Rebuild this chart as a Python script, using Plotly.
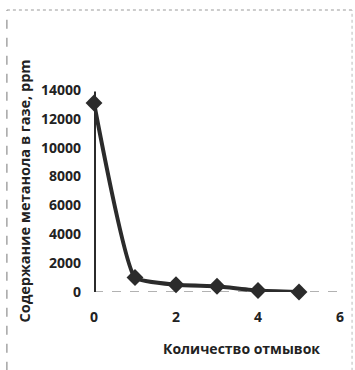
import plotly.graph_objects as go

washes = [0, 0, 1, 2, 3, 4, 5]
methanol_ppm = [0, 13100, 1000, 500, 400, 100, 0]
marker_x = [0, 1, 2, 3, 4, 5]
marker_y = [13100, 1000, 500, 400, 100, 0]
rise_x = [0, 0]
rise_y = [0, 13900]
x_ticks = [0, 2, 4, 6]
y_ticks = [0, 2000, 4000, 6000, 8000, 10000, 12000, 14000]

ink = "#2b2b2b"
fig = go.Figure()
fig.add_trace(go.Scatter(x=rise_x, y=rise_y, mode="lines", cliponaxis=False,
                         line=dict(color=ink, width=4), hoverinfo="skip", showlegend=False))
fig.add_trace(go.Scatter(x=washes[1:], y=methanol_ppm[1:], mode="lines", cliponaxis=False,
                         line=dict(color=ink, width=4, shape="spline", smoothing=0.4),
                         hoverinfo="skip", showlegend=False))
fig.add_trace(go.Scatter(x=marker_x, y=marker_y, mode="markers", cliponaxis=False,
                         marker=dict(symbol="diamond", size=13, color=ink),
                         showlegend=False))

tf = dict(family="Open Sans", size=14, weight="bold", color="#222")
fig.update_layout(
    width=355, height=370,
    margin=dict(l=94, r=15, t=90, b=78),
    paper_bgcolor="white", plot_bgcolor="white",
    xaxis=dict(range=[0, 6], tickvals=x_ticks, showgrid=False, zeroline=False,
               showline=False, ticks="", tickfont=tf, ticklabelstandoff=15),
    yaxis=dict(range=[0, 14000], tickvals=y_ticks, tickformat="d", showgrid=False, zeroline=False,
               showline=False, ticks="", tickfont=tf, ticklabelstandoff=12,
               title=dict(text="Содержание метанола в газе, ppm", standoff=6,
                          font=dict(family="Open Sans", size=14.5, weight="bold", color="#222"))),
    shapes=[
        dict(type="line", xref="x", yref="y", x0=0, x1=6, y0=0, y1=0,
             line=dict(color="#666", width=1.2, dash="dash"), layer="below"),
        dict(type="line", xref="paper", yref="paper", x0=-0.354, x1=1.049, y0=1.396, y1=1.396,
             line=dict(color="#999", width=1, dash="dot")),
        dict(type="line", xref="paper", yref="paper", x0=-0.354, x1=-0.354, y0=-0.39, y1=1.396,
             line=dict(color="#777", width=1, dash="dash")),
        dict(type="line", xref="paper", yref="paper", x0=1.049, x1=1.049, y0=-0.39, y1=1.396,
             line=dict(color="#bbb", width=1, dash="dot")),
    ],
    annotations=[dict(text="Количество отмывок", xref="paper", yref="paper", x=0.60, y=-0.28,
                      showarrow=False, xanchor="center", yanchor="middle",
                      font=dict(family="Open Sans", size=14, weight="bold", color="#222"))],
)
fig.write_html("out.html")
+++++
OBJECTIVE: Copy nothing but the lines from the top of the data down to the line containing "y_ticks = [0, 2000, 4000, 6000, 8000, 10000, 12000, 14000]", and leave the pictures out.

SOLVED EXERCISE:
Rebuild this chart as a Python script, using Plotly.
import plotly.graph_objects as go

washes = [0, 0, 1, 2, 3, 4, 5]
methanol_ppm = [0, 13100, 1000, 500, 400, 100, 0]
marker_x = [0, 1, 2, 3, 4, 5]
marker_y = [13100, 1000, 500, 400, 100, 0]
rise_x = [0, 0]
rise_y = [0, 13900]
x_ticks = [0, 2, 4, 6]
y_ticks = [0, 2000, 4000, 6000, 8000, 10000, 12000, 14000]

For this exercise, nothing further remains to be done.